At that point we actually try proper trading. $50k positions, with stops back at 1.06 that cost
Why wait for 1.05 to do the big positions? Well I will take thos opportunities between 1.08 and 1.05 but I want to see the $225 clear out down to $100. Our mission is to keep the other side under 200k and I really think that isn’t hard.
The USD will rise against the euro and more slowly vs AUD, and the GBP will as well – just not as fast, and maybe very little at all vs the AUD and so the USD will also rise against the pound.
But where are the sheer crazed drops that destroy us?
Maybe a strong euro MIGHT can the AUD, the USD we are ready for and the pound on the euro and AUD we will stay ready for.
40 AUD/EUR: 88vs 48 – careful of the sheer drop here – I looking out for which pairs could in the future be ones to go off the deep end.
58 AUD/GBP: 120 vs 62 – hard times call for bigger hedges and that is where we have gone, recognising we are ready to go all the way out to 150, but we must keep the hedges in check and in line with the price movement.
51 AUD/USD:107 vs 56 – We are hedged further in again. The big hedge is not just protection, it’s standing opportune here for the australian to go as low as 71 before seeing a correction. The lucky thing about the AUD sides is we still have more room there to work with on the other side. But when the .735 level breaks we have to ramp right up to perhaps 80k so we need some $10k positions in there.
74 EUR/GBP: 122 vs 48 – this surge we actually played pretty well, we are tipping this can’t run more than a few more sense but we have been wrong, wait for the reversal, still room on the other side.
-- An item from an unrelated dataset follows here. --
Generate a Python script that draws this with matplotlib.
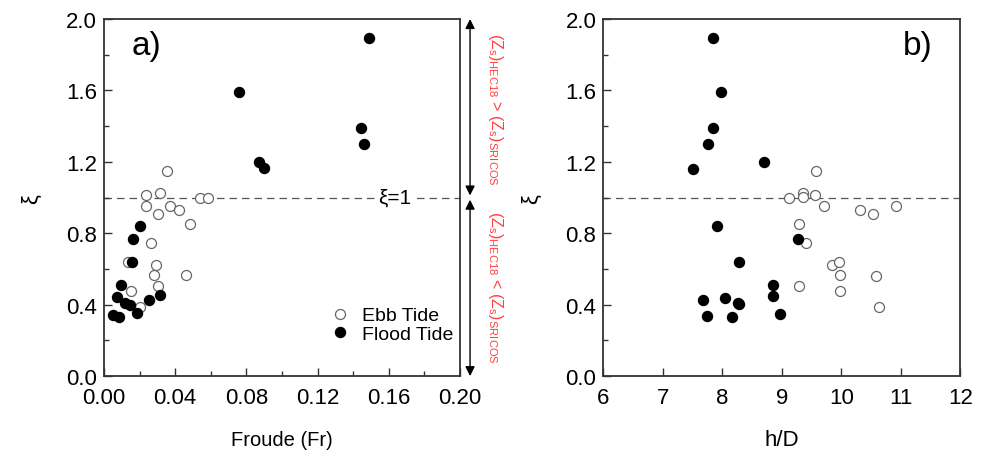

You can see the larger hedge positions and smaller hedge gaps indicate how unprepared I was with $75k gaps – not only was a caught short and put against the wall, but I also missed the opportunity to ride big hedges to a mighty result. Now I believe even $100k gaps can be too dangerous for now.
57 EUR/USD 163 vs 220 – delving into the parity dive, holding both levels as equally as we can going down.
54 GBP/USD: 84 vs 138 – Lower on both sides! Nice work. With EUR/AUD which is the fight for the bottom, this represents the fight for the top, and is therefore also uncertain, although USD strength
The opportunity to expand my trading makes me apprehensive about leveling up without any qualifying achievement. Picture myself in 6 months. Double the capital, double the liability. Same equity.
How do I make my money back? Well you wait, and you might make some back, and your equity would full further as you took your hedges back, and then they would recede and you would start to look good. Don’t forget I could simply add $50k to my 1st account and just leave all the hedges to unwind except after a few months, all the old stuff, the forgotten parts of the range, in my case the top of the euro and the aussie, they would never come back.
But why would you waste all that movement? But when will I ever get to a point where I see equity increase? It seems so mad.
The equity never rises, the profit we’re making never catches up with the losses increasing, so there is never anything to reinvest and grow the pace, but what can be considered is that initial target of $2k per week. Once you are no longer under pressure to grow, the $2k will slowly fill the shortfall and build up.
It’s like you’ll never be safe until you’re riding $10k margin risking $300k liability. It would still take me 40 weeks at $5k to build that up, so it would be a sketchy time. But you’d be likely to start achieving your goal.
The thing is by that stage we run no risk, and pushing out further, also not so risky but an exponential point has already been reached, you can potentially be making hundreds of dollars more each week.